ISIS releases audio of leader allegedly killed in strike
KABUL, Afghanistan -- The Islamic State of Iraq and Syria (ISIS) released an online audio clip Monday they claim came from the leader of an Afghan affiliate that authorities there say was killed in a U.S. airstrike.
The Associated Press could not identify the man speaking in the clip as Hafeez Sayeed, whom Afghanistan said died Friday in an airstrike in Nangarhar province that killed more than 30 militants. The U.S. has said it conducted an airstrike there Friday, without elaborating.
Abdul Hassib Sediqi, a spokesman for Afghanistan's National Directorate of Security, said Saturday that the strike killed Sayeed. Sediqi offered no photographs or other evidence, though he said Afghan authorities verified a corpse from Friday's strike was Sayeed.
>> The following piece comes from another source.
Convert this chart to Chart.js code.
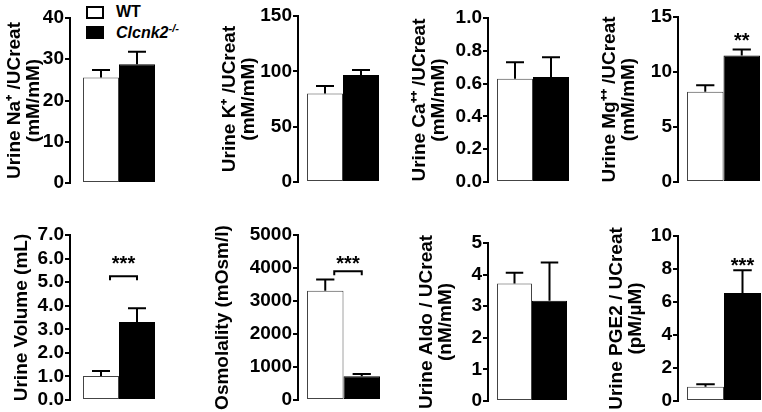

Friday's strike comes after Afghan officials earlier said another U.S. airstrike killed the affiliate's second-highest official, Gul Zaman, and six others, including a former Pakistani Taliban spokesman named Shahidullah Shahid who earlier had joined the group.
In the audio, which was posted on known militant websites, a man speaking Pashtun calls on listeners to join ISIS. The man also criticizes the Taliban.
The audio included no time stamps to date it. ISIS' al-Bayan radio identified the man Monday as Sayeed, without elaborating. Sayeed is not well-known in Afghanistan.
Disenchanted extremists from the Taliban and other organizations, impressed by ISIS' territorial gains in Syria and Iraq and its slick online propaganda, began raising its black flag in extremist-dominated areas in Afghanistan and Pakistan in recent months.